Later members of the group included the French-American Yves Tanguy, the Belgian René Magritte, and the Swiss Alberto Giacometti. The Catalan painter Salvador Dalí joined the Surrealist movement in 1930 but was later denounced by most Surrealists because he was held to be more interested in commercializing his art than in Surrealist ideas. Although for a time he was the most talked-about member of the group, his work is so idiosyncratic as to be only partially typical of Surrealism.
Surrealist painting exhibits great variety of content and technique. That of Dalí, for example, consists of a more or less direct and photographic transcription of dreams, deriving its inspiration from the earlier dream-like paintings of de Chirico.
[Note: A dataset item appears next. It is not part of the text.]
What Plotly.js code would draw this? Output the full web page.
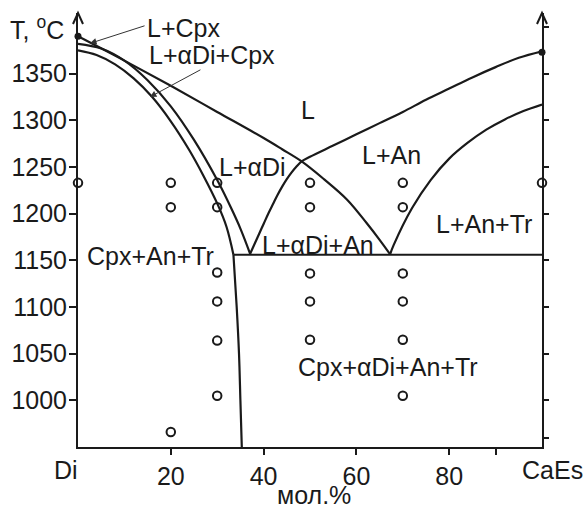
<!DOCTYPE html>
<html>
<head>
<meta charset="utf-8">
<script src="https://cdn.plot.ly/plotly-3.0.1.min.js"></script>
<style>html,body{margin:0;padding:0;background:#fff;}</style>
</head>
<body>
<div id="chart" style="width:588px;height:514px;"></div>
<script>
// ---- data (composition, mol.% CaEs ; temperature, °C) ----
const liqDiX = [0, 10, 20, 30, 40, 44, 48.2, 53, 58, 62.2, 65, 67.2];
const liqDiY = [1390, 1364, 1337, 1309, 1281, 1269, 1256, 1237, 1215, 1190, 1172, 1157];

const liqAnX = [100, 95, 90, 85, 80, 75, 70, 65, 60, 55, 50, 48.2, 47, 46, 45, 44, 43, 42, 41, 40, 39, 38, 37.1];
const liqAnY = [1374, 1367, 1357, 1346, 1334, 1322, 1309, 1297, 1285, 1273, 1261, 1256, 1250, 1244, 1237, 1229, 1220, 1210, 1200, 1189, 1178, 1167, 1157];

const liqTrX = [100, 96, 92, 88, 84, 80, 76, 72, 68, 67.3];
const liqTrY = [1317, 1310, 1301, 1290, 1276, 1259, 1236, 1206, 1166, 1157];

const cpxLiqX = [0, 5, 10, 15, 20, 25, 30, 33, 35, 37.1];
const cpxLiqY = [1382, 1377, 1364, 1343, 1315, 1279, 1236, 1206, 1184, 1157];

const solidusX = [0, 4, 8, 12, 16, 20, 24, 27, 30, 32, 33.5];
const solidusY = [1375, 1370, 1360, 1345, 1325, 1299, 1268, 1241, 1211, 1186, 1156];

const solvusX = [33.5, 34.2, 34.7, 35.0, 35.3];
const solvusY = [1156, 1100, 1050, 1000, 950];

const eutecticX = [33.5, 100];
const eutecticY = [1156, 1156];

const meltX = [0, 100];
const meltY = [1390, 1373];

const sampleX = [0, 20, 20, 20, 30, 30, 30, 30, 30, 30, 50, 50, 50, 50, 50, 70, 70, 70, 70, 70, 70, 100];
const sampleY = [1233, 1233, 1207, 966, 1233, 1207, 1137, 1106, 1064, 1005, 1233, 1207, 1136, 1106, 1065, 1233, 1207, 1136, 1106, 1065, 1005, 1233];

const xTickVals = [20, 40, 60, 80, 90];
const xTickText = ['20', '40', '60', '80', ''];
const yTickVals = [1000, 1050, 1100, 1150, 1200, 1250, 1300, 1350];
const y2TickVals = [960, 1000, 1050, 1100, 1150, 1200, 1250, 1300, 1350, 1400];

const phaseLabels = ['L+Cpx', 'L+αDi+Cpx', 'L', 'L+αDi', 'L+An', 'L+An+Tr', 'L+αDi+An', 'Cpx+An+Tr', 'Cpx+αDi+An+Tr'];
const phaseLabelX = [22.8, 28.8, 49.5, 37.7, 67.5, 87.5, 51.7, 15.7, 66.8];
const phaseLabelY = [1399, 1370, 1311, 1250, 1263, 1189, 1166, 1155, 1036];

// ---- styling ----
const INK = '#1a1a1a';
const FONT = 'Liberation Sans, Arial, Helvetica, sans-serif';
const lineStyle = {color: INK, width: 2.2, shape: 'spline', smoothing: 1};

function curve(x, y, yaxis) {
  return {x: x, y: y, mode: 'lines', line: lineStyle, hoverinfo: 'skip', showlegend: false, cliponaxis: false, yaxis: yaxis || 'y'};
}

const traces = [
  curve(liqDiX, liqDiY),
  curve(liqAnX, liqAnY),
  curve(liqTrX, liqTrY),
  curve(cpxLiqX, cpxLiqY),
  curve(solidusX, solidusY),
  curve(solvusX, solvusY),
  {x: eutecticX, y: eutecticY, mode: 'lines', line: {color: INK, width: 2.2}, showlegend: false, hoverinfo: 'skip'},
  {x: sampleX, y: sampleY, mode: 'markers', cliponaxis: false, showlegend: false,
   marker: {symbol: 'circle-open', size: 8.5, color: INK, line: {width: 2, color: INK}}},
  {x: meltX, y: meltY, mode: 'markers', cliponaxis: false, showlegend: false, yaxis: 'y2',
   marker: {symbol: 'circle', size: 7, color: INK}}
];

const annotations = phaseLabels.map((t, i) => ({
  text: t, x: phaseLabelX[i], y: phaseLabelY[i], xref: 'x', yref: 'y',
  showarrow: false, font: {family: FONT, size: 25, color: INK}
}));

const axFont = {family: FONT, size: 25, color: INK};
annotations.push(
  {text: '', x: 2.6, y: 1382.5, xref: 'x', yref: 'y', showarrow: true, ax: 56, ay: -18,
   arrowhead: 2, arrowsize: 1.3, arrowwidth: 1, arrowcolor: '#333'},
  {text: '', x: 15.5, y: 1325, xref: 'x', yref: 'y', showarrow: true, ax: 52, ay: -28,
   arrowhead: 2, arrowsize: 1.3, arrowwidth: 1, arrowcolor: '#333'},
  {text: 'Di', x: -0.0248, y: -0.053, xref: 'paper', yref: 'paper', xanchor: 'center', yanchor: 'middle', showarrow: false, font: axFont},
  {text: 'CaEs', x: 1.0237, y: -0.053, xref: 'paper', yref: 'paper', xanchor: 'center', yanchor: 'middle', showarrow: false, font: axFont},
  {text: 'мол.%', x: 0.5086, y: -0.1106, xref: 'paper', yref: 'paper', xanchor: 'center', yanchor: 'middle', showarrow: false, font: axFont},
  {text: 'T, <sup>o</sup>C', x: -0.151, xanchor: 'left', y: 0.965, yanchor: 'middle', xref: 'paper', yref: 'paper',
   showarrow: false, font: axFont}
);

const arrowPath = 'M-5,-11 L0,0 L5,-11';
const shapes = [
  {type: 'path', xref: 'paper', yref: 'paper', xsizemode: 'pixel', ysizemode: 'pixel', xanchor: 0, yanchor: 1,
   path: arrowPath, line: {color: INK, width: 2}},
  {type: 'path', xref: 'paper', yref: 'paper', xsizemode: 'pixel', ysizemode: 'pixel', xanchor: 1, yanchor: 1,
   path: arrowPath, line: {color: INK, width: 2}}
];

const axisCommon = {showgrid: false, zeroline: false, showline: true, linecolor: INK, linewidth: 2,
  ticks: 'outside', tickcolor: INK, tickwidth: 2, tickfont: axFont};

const layout = {
  width: 588, height: 514,
  margin: {l: 78, r: 46, t: 13, b: 67, pad: 0},
  paper_bgcolor: '#fff', plot_bgcolor: '#fff',
  showlegend: false,
  xaxis: Object.assign({}, axisCommon, {range: [0, 100], tickmode: 'array', tickvals: xTickVals, ticktext: xTickText, ticklen: 6}),
  yaxis: Object.assign({}, axisCommon, {range: [950, 1415], tickmode: 'array', tickvals: yTickVals, ticklen: 7, ticklabelstandoff: -3}),
  yaxis2: Object.assign({}, axisCommon, {range: [950, 1415], overlaying: 'y', side: 'right', tickmode: 'array',
    tickvals: y2TickVals, ticklen: 5, showticklabels: false}),
  annotations: annotations,
  shapes: shapes
};

Plotly.newPlot('chart', traces, layout, {displayModeBar: false, staticPlot: true});
</script>
</body>
</html>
Arp's sculptures are large, smooth, abstract forms, and Miró, a formal member of the group for a short time only, employed, as a rule, fantastic shapes, which included deliberate adaptations of children's art and which also had something in common with the designs used by Catalan artists to decorate pottery. The Russian-American painter Pavel Tchelichew, while not a member of the Surrealist group, created Surrealist images in his paintings as well as in his numerous ballet designs.
An American offshoot of the Surrealist movement is the group of artists known as the Magic Realists, under the leadership of the painter Paul Cadmus. The group also includes George Tooker, Ivan Le Lorraine Albright, Philip Evergood, Peter Blume, and Louis Guglielmi. The assemblage sculptor Joseph Cornell began as an acknowledged Surrealist, but later pursued his highly individual art. The Surrealists' attitude towards free creation was a major influence on the beginnings of Abstract Expressionism in New York.